> [Data for the task]:
# # # # # # #
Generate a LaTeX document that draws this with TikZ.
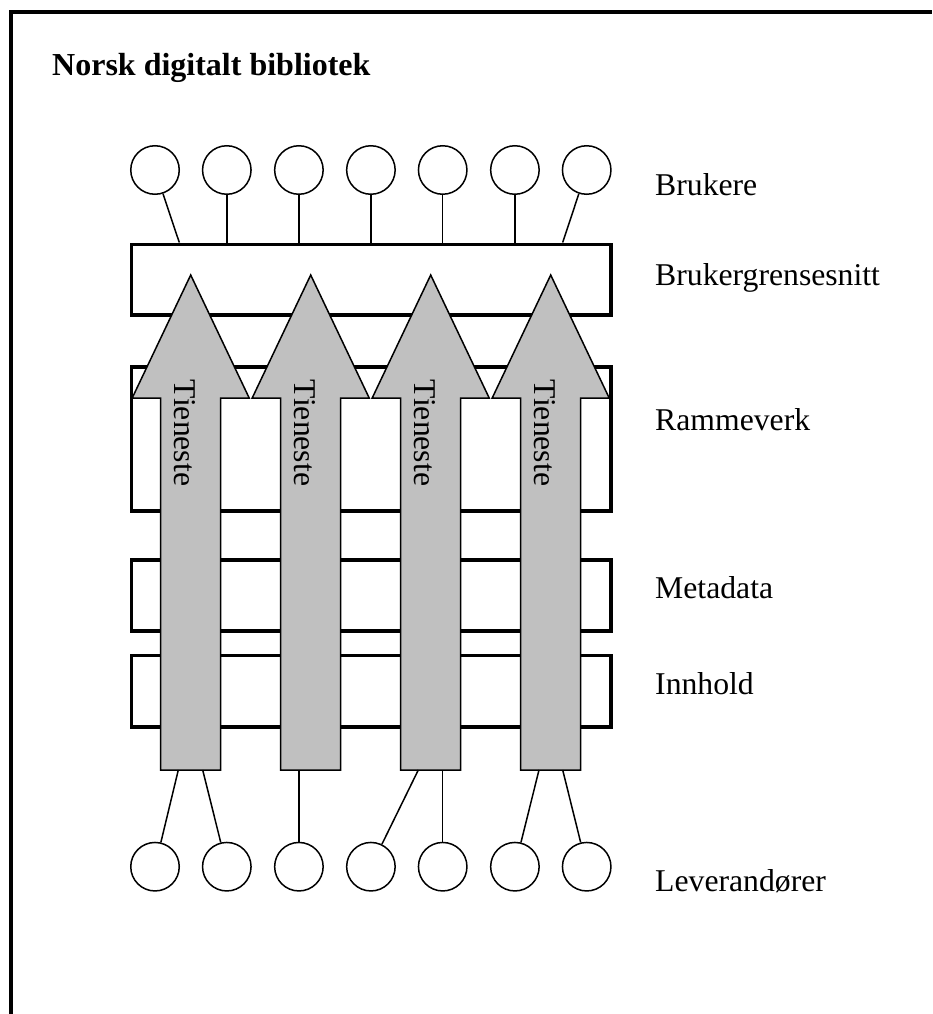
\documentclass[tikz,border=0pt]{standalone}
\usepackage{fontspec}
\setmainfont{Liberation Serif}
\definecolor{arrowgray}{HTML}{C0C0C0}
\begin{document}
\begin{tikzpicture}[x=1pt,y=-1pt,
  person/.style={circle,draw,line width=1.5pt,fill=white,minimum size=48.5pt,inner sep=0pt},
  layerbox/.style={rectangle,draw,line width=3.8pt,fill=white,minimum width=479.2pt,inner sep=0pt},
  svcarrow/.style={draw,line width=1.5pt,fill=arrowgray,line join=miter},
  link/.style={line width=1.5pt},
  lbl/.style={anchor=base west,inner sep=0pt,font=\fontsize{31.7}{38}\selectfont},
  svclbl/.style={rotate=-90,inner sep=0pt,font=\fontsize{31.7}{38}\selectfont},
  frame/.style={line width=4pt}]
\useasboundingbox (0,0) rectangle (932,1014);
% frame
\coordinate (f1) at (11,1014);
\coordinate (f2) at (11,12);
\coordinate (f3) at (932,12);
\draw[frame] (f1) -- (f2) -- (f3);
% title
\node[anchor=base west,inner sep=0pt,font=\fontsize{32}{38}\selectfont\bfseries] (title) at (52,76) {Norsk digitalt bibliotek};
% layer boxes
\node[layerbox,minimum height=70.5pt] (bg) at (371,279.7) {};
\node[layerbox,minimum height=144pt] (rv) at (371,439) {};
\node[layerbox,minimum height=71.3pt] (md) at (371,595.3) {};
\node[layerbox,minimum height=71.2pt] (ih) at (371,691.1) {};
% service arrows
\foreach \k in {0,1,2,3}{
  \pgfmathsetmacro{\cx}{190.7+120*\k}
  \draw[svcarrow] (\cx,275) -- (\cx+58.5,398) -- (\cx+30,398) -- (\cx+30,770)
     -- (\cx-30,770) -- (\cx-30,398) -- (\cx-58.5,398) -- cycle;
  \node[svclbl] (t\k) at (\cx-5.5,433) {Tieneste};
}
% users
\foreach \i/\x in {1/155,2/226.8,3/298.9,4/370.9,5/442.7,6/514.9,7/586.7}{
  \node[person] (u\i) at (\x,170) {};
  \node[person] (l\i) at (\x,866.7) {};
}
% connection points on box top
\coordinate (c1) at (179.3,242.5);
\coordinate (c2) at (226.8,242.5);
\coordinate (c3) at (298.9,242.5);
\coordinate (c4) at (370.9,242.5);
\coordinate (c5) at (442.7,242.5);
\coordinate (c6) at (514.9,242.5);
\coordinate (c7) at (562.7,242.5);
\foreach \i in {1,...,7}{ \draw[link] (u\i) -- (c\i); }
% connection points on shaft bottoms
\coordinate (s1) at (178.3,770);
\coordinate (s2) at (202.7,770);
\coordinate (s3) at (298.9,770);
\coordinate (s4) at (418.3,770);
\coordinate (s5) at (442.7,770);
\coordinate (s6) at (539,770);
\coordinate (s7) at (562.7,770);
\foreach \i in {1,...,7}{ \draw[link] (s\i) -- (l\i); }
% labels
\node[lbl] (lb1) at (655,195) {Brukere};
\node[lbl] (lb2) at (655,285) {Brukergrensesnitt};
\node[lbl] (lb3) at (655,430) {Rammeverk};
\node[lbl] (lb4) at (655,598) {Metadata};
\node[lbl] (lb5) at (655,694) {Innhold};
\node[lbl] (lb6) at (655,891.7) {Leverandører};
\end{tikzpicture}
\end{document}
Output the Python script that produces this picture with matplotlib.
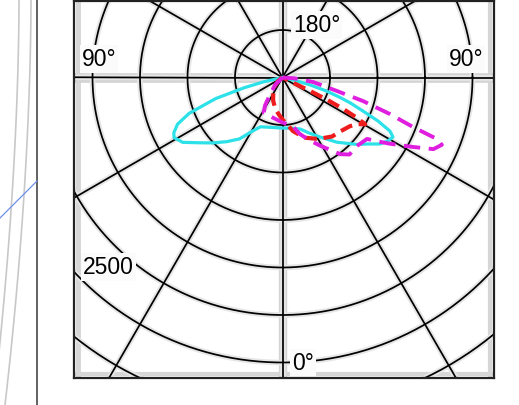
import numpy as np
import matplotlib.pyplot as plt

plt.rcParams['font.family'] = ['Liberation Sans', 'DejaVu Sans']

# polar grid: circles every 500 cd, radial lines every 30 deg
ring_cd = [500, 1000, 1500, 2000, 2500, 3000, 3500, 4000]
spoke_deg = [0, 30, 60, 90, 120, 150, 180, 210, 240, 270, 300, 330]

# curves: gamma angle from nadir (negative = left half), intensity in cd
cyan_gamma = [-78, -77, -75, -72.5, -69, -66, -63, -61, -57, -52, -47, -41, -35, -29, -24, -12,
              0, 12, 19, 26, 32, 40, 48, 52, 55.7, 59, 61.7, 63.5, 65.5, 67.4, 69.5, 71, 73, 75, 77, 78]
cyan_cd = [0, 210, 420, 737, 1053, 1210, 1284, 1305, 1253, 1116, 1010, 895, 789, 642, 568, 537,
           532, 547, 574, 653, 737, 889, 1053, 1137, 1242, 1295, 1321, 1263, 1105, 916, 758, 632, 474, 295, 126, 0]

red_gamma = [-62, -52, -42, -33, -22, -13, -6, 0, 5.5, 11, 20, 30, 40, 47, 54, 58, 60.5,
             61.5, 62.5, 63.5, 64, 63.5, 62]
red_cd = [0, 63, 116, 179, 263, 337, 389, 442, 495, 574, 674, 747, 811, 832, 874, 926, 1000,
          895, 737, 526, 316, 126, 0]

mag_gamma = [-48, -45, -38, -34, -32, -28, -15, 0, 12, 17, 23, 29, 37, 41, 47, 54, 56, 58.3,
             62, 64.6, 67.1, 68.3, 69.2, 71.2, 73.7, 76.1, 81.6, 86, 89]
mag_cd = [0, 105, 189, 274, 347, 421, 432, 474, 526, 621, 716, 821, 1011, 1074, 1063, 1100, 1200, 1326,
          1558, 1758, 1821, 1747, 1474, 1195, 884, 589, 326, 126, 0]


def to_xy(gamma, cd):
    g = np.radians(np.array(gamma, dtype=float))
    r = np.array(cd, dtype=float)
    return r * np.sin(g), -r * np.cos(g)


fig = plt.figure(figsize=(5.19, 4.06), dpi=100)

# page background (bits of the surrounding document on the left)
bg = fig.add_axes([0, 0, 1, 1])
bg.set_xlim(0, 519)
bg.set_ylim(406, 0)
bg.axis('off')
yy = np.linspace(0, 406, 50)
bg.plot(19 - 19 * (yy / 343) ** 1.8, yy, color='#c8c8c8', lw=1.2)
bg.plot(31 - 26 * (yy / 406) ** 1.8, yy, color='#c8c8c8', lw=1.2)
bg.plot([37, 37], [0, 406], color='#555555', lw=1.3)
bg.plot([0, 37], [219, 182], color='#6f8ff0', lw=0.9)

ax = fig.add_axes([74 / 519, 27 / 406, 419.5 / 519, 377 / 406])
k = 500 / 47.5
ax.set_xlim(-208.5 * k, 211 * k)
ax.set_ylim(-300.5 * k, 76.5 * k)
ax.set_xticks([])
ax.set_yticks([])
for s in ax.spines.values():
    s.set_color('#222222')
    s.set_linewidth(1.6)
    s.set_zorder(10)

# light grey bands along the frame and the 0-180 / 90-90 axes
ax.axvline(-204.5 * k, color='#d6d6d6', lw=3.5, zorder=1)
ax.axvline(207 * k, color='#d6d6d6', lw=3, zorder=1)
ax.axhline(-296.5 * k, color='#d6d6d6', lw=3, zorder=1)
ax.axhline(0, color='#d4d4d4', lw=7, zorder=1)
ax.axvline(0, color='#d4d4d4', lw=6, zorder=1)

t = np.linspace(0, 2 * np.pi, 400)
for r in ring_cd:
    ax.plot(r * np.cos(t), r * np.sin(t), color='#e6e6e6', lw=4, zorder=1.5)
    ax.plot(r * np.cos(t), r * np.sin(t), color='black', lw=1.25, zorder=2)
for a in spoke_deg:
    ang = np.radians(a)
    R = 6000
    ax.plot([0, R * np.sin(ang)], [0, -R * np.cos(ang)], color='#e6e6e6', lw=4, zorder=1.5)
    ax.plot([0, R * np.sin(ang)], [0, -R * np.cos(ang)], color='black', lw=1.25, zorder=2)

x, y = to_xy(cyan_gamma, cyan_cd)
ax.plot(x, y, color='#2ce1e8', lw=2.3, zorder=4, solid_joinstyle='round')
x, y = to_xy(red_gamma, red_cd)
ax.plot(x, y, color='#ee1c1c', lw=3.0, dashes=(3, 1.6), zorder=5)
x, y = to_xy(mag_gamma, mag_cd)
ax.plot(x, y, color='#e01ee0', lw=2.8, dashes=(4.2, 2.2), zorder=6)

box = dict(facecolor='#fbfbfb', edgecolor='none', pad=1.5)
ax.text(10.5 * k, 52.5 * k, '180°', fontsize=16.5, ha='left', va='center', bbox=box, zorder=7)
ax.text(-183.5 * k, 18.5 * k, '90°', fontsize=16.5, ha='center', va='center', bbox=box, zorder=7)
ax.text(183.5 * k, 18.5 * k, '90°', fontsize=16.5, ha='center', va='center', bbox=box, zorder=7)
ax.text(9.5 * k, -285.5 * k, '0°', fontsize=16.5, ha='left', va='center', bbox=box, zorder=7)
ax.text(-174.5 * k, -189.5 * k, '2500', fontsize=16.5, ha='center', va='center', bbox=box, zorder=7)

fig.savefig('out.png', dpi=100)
# # # # # # #
> [What to work on]: Begin with the line that contains "Output the Python", end with the line that contains "270, 300, 330]", and set down every line in that range exactly as it stands, minus the pictures.

> [Full answer]:
Output the Python script that produces this picture with matplotlib.
import numpy as np
import matplotlib.pyplot as plt

plt.rcParams['font.family'] = ['Liberation Sans', 'DejaVu Sans']

# polar grid: circles every 500 cd, radial lines every 30 deg
ring_cd = [500, 1000, 1500, 2000, 2500, 3000, 3500, 4000]
spoke_deg = [0, 30, 60, 90, 120, 150, 180, 210, 240, 270, 300, 330]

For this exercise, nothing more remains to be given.